━━━━━ Material for the task ━━━━━

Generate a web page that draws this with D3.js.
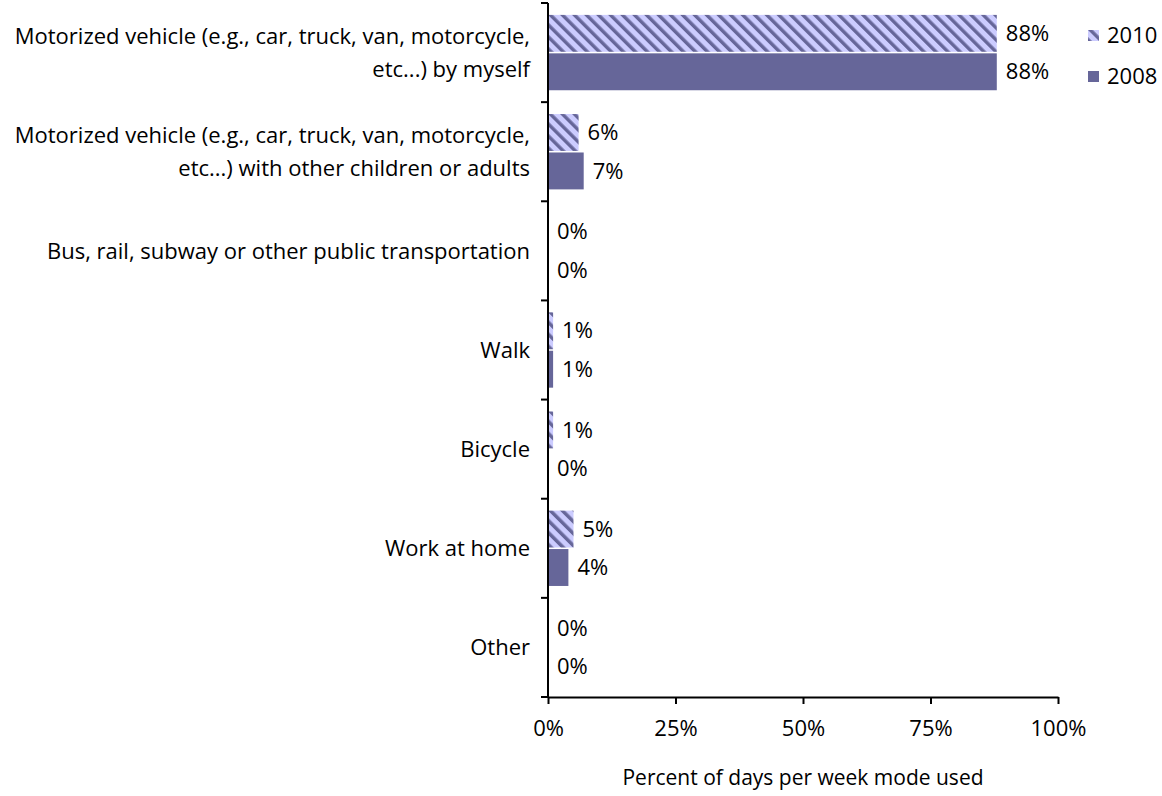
<!DOCTYPE html>
<html>
<head>
<meta charset="utf-8">
<script src="https://cdn.jsdelivr.net/npm/d3@7/dist/d3.min.js"></script>
<style>
  html, body { margin: 0; padding: 0; background: #fff; }
  svg text { font-family: "Open Sans", Lato, sans-serif; fill: #000; }
</style>
</head>
<body>
<svg id="chart" width="1162" height="796"></svg>
<script>
// Commute mode categories (each label split into its display lines)
const categories = [
  ["Motorized vehicle (e.g., car, truck, van, motorcycle,", "etc...) by myself"],
  ["Motorized vehicle (e.g., car, truck, van, motorcycle,", "etc...) with other children or adults"],
  ["Bus, rail, subway or other public transportation"],
  ["Walk"],
  ["Bicycle"],
  ["Work at home"],
  ["Other"]
];
const seriesNames = ["2010", "2008"];
const values2010 = [88, 6, 0, 1, 1, 5, 0];
const values2008 = [88, 7, 0, 1, 0, 4, 0];
const xTicks = [0, 25, 50, 75, 100];
const axisTitle = "Percent of days per week mode used";

const FONT = 22;
const svg = d3.select("#chart");
const margin = { left: 548, top: 3, right: 104, bottom: 99 };
const W = 1162, H = 796;
const plotW = W - margin.left - margin.right;   // 510
const plotH = H - margin.top - margin.bottom;   // 694

const defs = svg.append("defs");
const pat = defs.append("pattern")
  .attr("id", "hatch2010")
  .attr("patternUnits", "userSpaceOnUse")
  .attr("width", 8.5).attr("height", 8.5)
  .attr("patternTransform", "rotate(-45)");
pat.append("rect").attr("width", 8.5).attr("height", 8.5).attr("fill", "#ccccff");
pat.append("rect").attr("x", 0).attr("width", 3.4).attr("height", 8.5).attr("fill", "#666699");

const fills = { "2010": "url(#hatch2010)", "2008": "#666699" };

const g = svg.append("g").attr("transform", `translate(${margin.left},${margin.top})`);

const idx = d3.range(categories.length);
const y = d3.scaleBand().domain(idx).range([0, plotH]).paddingInner(0.24).paddingOuter(0.12);
const ySub = d3.scaleBand().domain(seriesNames).range([0, y.bandwidth()]).paddingInner(0.04);
const x = d3.scaleLinear().domain([0, 100]).range([0, plotW]);

const rows = idx.map(i => ({ i, vals: [
  { key: "2010", v: values2010[i] },
  { key: "2008", v: values2008[i] }
]}));

const groups = g.selectAll("g.cat").data(rows).join("g")
  .attr("class", "cat")
  .attr("transform", d => `translate(0,${y(d.i)})`);

groups.selectAll("rect").data(d => d.vals).join("rect")
  .attr("x", 0)
  .attr("y", d => ySub(d.key))
  .attr("width", d => x(d.v))
  .attr("height", ySub.bandwidth())
  .attr("fill", d => fills[d.key]);

groups.selectAll("text.val").data(d => d.vals).join("text")
  .attr("class", "val")
  .attr("x", d => x(d.v) + 9)
  .attr("y", d => ySub(d.key) + ySub.bandwidth() / 2)
  .attr("dy", "0.35em")
  .attr("font-size", FONT)
  .text(d => d.v + "%");

// Category labels
const step = plotH / categories.length;
g.selectAll("text.cat").data(categories).join("text")
  .attr("class", "cat")
  .attr("text-anchor", "end")
  .attr("font-size", FONT)
  .attr("transform", (d, i) => `translate(-18,${step * i + step / 2})`)
  .each(function (lines) {
    const t = d3.select(this);
    const lh = 33.5;
    lines.forEach((ln, k) => {
      t.append("tspan").attr("x", 0)
        .attr("y", (k - (lines.length - 1) / 2) * lh)
        .attr("dy", "0.35em")
        .text(ln);
    });
  });

// Y axis line with boundary ticks
const yLine = g.append("g").attr("stroke", "#000").attr("stroke-width", 2);
yLine.append("line").attr("x1", 0).attr("x2", 0).attr("y1", 0).attr("y2", plotH);
yLine.selectAll("line.t").data(d3.range(categories.length + 1)).join("line")
  .attr("class", "t")
  .attr("x1", -7).attr("x2", 0)
  .attr("y1", d => d * step).attr("y2", d => d * step);

// X axis
const xAxis = d3.axisBottom(x).tickValues(xTicks).tickFormat(d => d + "%").tickSizeInner(7).tickSizeOuter(0).tickPadding(16);
const xg = g.append("g").attr("transform", `translate(0,${plotH})`).call(xAxis);
xg.select(".domain").attr("stroke", "#000").attr("stroke-width", 2);
xg.selectAll(".tick line").attr("stroke", "#000").attr("stroke-width", 2);
xg.selectAll(".tick text").attr("font-size", FONT).attr("font-family", "'Open Sans', Lato, sans-serif").attr("fill", "#000");

g.append("text")
  .attr("x", plotW / 2).attr("y", plotH + 81)
  .attr("text-anchor", "middle")
  .attr("font-size", 21)
  .attr("dy", "0.35em")
  .text(axisTitle);

// Legend
const legend = svg.append("g").attr("transform", "translate(1088,30)");
seriesNames.forEach((s, k) => {
  const lg = legend.append("g").attr("transform", `translate(0,${k * 41})`);
  lg.append("rect").attr("width", 11).attr("height", 11).attr("fill", fills[s]);
  lg.append("text").attr("x", 19).attr("y", 5.5).attr("dy", "0.35em").attr("font-size", FONT).text(s);
});
</script>
</body>
</html>
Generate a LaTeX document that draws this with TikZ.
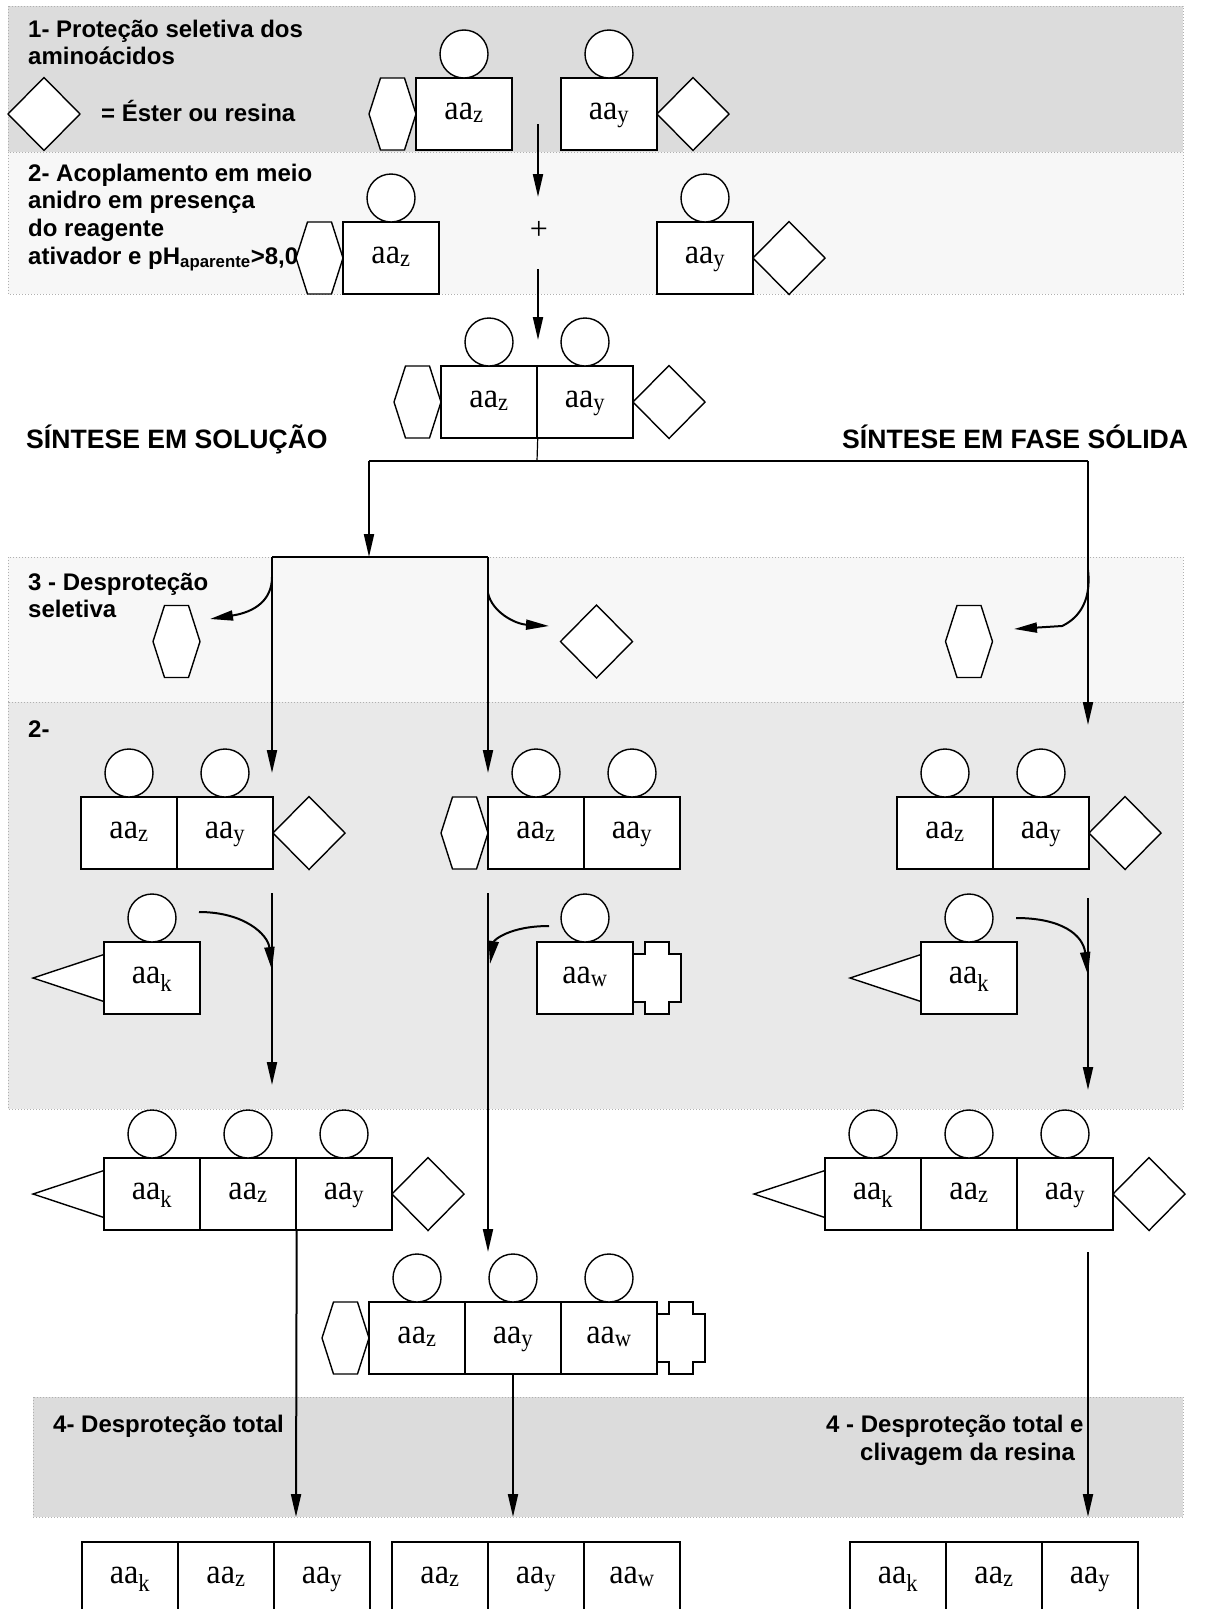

━━━━━

Reproduce the listing word for word and omit its pictures.

Generate a web page that draws this with D3.js.
<!DOCTYPE html>
<html>
<head>
<meta charset="utf-8">
<script src="https://cdn.jsdelivr.net/npm/d3@7/dist/d3.min.js"></script>
<style>
  html, body { margin: 0; padding: 0; background: #fff; }
  svg text { font-family: "Open Sans", Lato, sans-serif; fill: #000; }
</style>
</head>
<body>
<svg id="chart" width="1162" height="796"></svg>
<script>
// Commute mode categories (each label split into its display lines)
const categories = [
  ["Motorized vehicle (e.g., car, truck, van, motorcycle,", "etc...) by myself"],
  ["Motorized vehicle (e.g., car, truck, van, motorcycle,", "etc...) with other children or adults"],
  ["Bus, rail, subway or other public transportation"],
  ["Walk"],
  ["Bicycle"],
  ["Work at home"],
  ["Other"]
];
const seriesNames = ["2010", "2008"];
const values2010 = [88, 6, 0, 1, 1, 5, 0];
const values2008 = [88, 7, 0, 1, 0, 4, 0];
const xTicks = [0, 25, 50, 75, 100];
const axisTitle = "Percent of days per week mode used";

const FONT = 22;
const svg = d3.select("#chart");
const margin = { left: 548, top: 3, right: 104, bottom: 99 };
const W = 1162, H = 796;
const plotW = W - margin.left - margin.right;   // 510
const plotH = H - margin.top - margin.bottom;   // 694

const defs = svg.append("defs");
const pat = defs.append("pattern")
  .attr("id", "hatch2010")
  .attr("patternUnits", "userSpaceOnUse")
  .attr("width", 8.5).attr("height", 8.5)
  .attr("patternTransform", "rotate(-45)");
pat.append("rect").attr("width", 8.5).attr("height", 8.5).attr("fill", "#ccccff");
pat.append("rect").attr("x", 0).attr("width", 3.4).attr("height", 8.5).attr("fill", "#666699");

const fills = { "2010": "url(#hatch2010)", "2008": "#666699" };

const g = svg.append("g").attr("transform", `translate(${margin.left},${margin.top})`);

const idx = d3.range(categories.length);
const y = d3.scaleBand().domain(idx).range([0, plotH]).paddingInner(0.24).paddingOuter(0.12);
const ySub = d3.scaleBand().domain(seriesNames).range([0, y.bandwidth()]).paddingInner(0.04);
const x = d3.scaleLinear().domain([0, 100]).range([0, plotW]);

const rows = idx.map(i => ({ i, vals: [
  { key: "2010", v: values2010[i] },
  { key: "2008", v: values2008[i] }
]}));

const groups = g.selectAll("g.cat").data(rows).join("g")
  .attr("class", "cat")
  .attr("transform", d => `translate(0,${y(d.i)})`);

groups.selectAll("rect").data(d => d.vals).join("rect")
  .attr("x", 0)
  .attr("y", d => ySub(d.key))
  .attr("width", d => x(d.v))
  .attr("height", ySub.bandwidth())
  .attr("fill", d => fills[d.key]);

groups.selectAll("text.val").data(d => d.vals).join("text")
  .attr("class", "val")
  .attr("x", d => x(d.v) + 9)
  .attr("y", d => ySub(d.key) + ySub.bandwidth() / 2)
  .attr("dy", "0.35em")
  .attr("font-size", FONT)
  .text(d => d.v + "%");

// Category labels
const step = plotH / categories.length;
g.selectAll("text.cat").data(categories).join("text")
  .attr("class", "cat")
  .attr("text-anchor", "end")
  .attr("font-size", FONT)
  .attr("transform", (d, i) => `translate(-18,${step * i + step / 2})`)
  .each(function (lines) {
    const t = d3.select(this);
    const lh = 33.5;
    lines.forEach((ln, k) => {
      t.append("tspan").attr("x", 0)
        .attr("y", (k - (lines.length - 1) / 2) * lh)
        .attr("dy", "0.35em")
        .text(ln);
    });
  });

// Y axis line with boundary ticks
const yLine = g.append("g").attr("stroke", "#000").attr("stroke-width", 2);
yLine.append("line").attr("x1", 0).attr("x2", 0).attr("y1", 0).attr("y2", plotH);
yLine.selectAll("line.t").data(d3.range(categories.length + 1)).join("line")
  .attr("class", "t")
  .attr("x1", -7).attr("x2", 0)
  .attr("y1", d => d * step).attr("y2", d => d * step);

// X axis
const xAxis = d3.axisBottom(x).tickValues(xTicks).tickFormat(d => d + "%").tickSizeInner(7).tickSizeOuter(0).tickPadding(16);
const xg = g.append("g").attr("transform", `translate(0,${plotH})`).call(xAxis);
xg.select(".domain").attr("stroke", "#000").attr("stroke-width", 2);
xg.selectAll(".tick line").attr("stroke", "#000").attr("stroke-width", 2);
xg.selectAll(".tick text").attr("font-size", FONT).attr("font-family", "'Open Sans', Lato, sans-serif").attr("fill", "#000");

g.append("text")
  .attr("x", plotW / 2).attr("y", plotH + 81)
  .attr("text-anchor", "middle")
  .attr("font-size", 21)
  .attr("dy", "0.35em")
  .text(axisTitle);

// Legend
const legend = svg.append("g").attr("transform", "translate(1088,30)");
seriesNames.forEach((s, k) => {
  const lg = legend.append("g").attr("transform", `translate(0,${k * 41})`);
  lg.append("rect").attr("width", 11).attr("height", 11).attr("fill", fills[s]);
  lg.append("text").attr("x", 19).attr("y", 5.5).attr("dy", "0.35em").attr("font-size", FONT).text(s);
});
</script>
</body>
</html>
Generate a LaTeX document that draws this with TikZ.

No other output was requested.